筆頭株主である伊藤忠商事による株式の買い増しなど、騒動の渦中にあるデサントが10月30日、大阪市内で決算会見を行った。石本雅敏・社長は定刻の11時15分を前倒しして会見をスタートし、創業者の言葉から抜き出したという“創造、挑戦、誠実、調和”という言葉を引き、「若手社員が中期経営計画を策定する際に、迷ったときに立ち返るべきこととして“デサントはデサントらしく”ということを考えた」と語った。伊藤忠商事は7月6日以降、株式の買い増しを続けており、25.01%だった持株比率は10月15日には29.84%まで引き上げている。
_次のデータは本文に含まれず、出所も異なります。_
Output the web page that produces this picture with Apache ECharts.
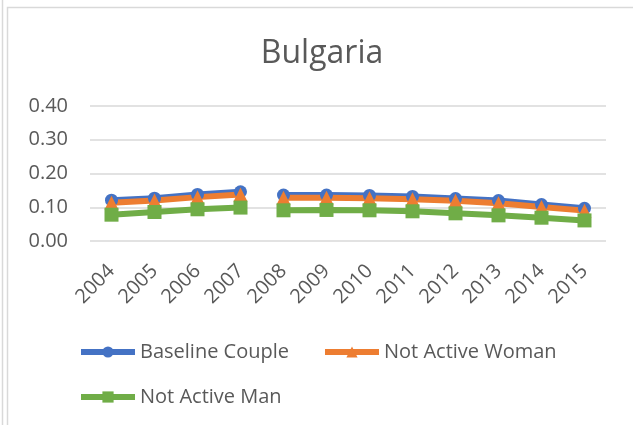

一方のデサントも8月30日にワコールホールディングスとの業務提携を発表するなど、両社の間で駆け引きが続いている。
両社はデサントが1998年にアディダスからライセンス契約を打ち切られ、売上高の4割を失った“アディダスショック”以降、二人三脚でその穴を埋めるべく経営に取り組んでいた。伊藤忠はデサントの取締役10人の中で2人を占めており、中国事業にも中国子会社を通じて10%を出資している。
デサントの石本社長は決算会見の中で、「一連の報道で、事実に反することも伝えられている。水掛け論、泥仕合になるので詳細はコメントしない」と語る一方で、会見の中では今後の経営の方針について「デサントがデサントらしく」という言葉を繰り返し使って説明した。
デサントの株価は、伊藤忠が買い増しを始めて以降上昇を続けており、10月30日の終値は前日比で8.49%高い2697円で取引を終えた。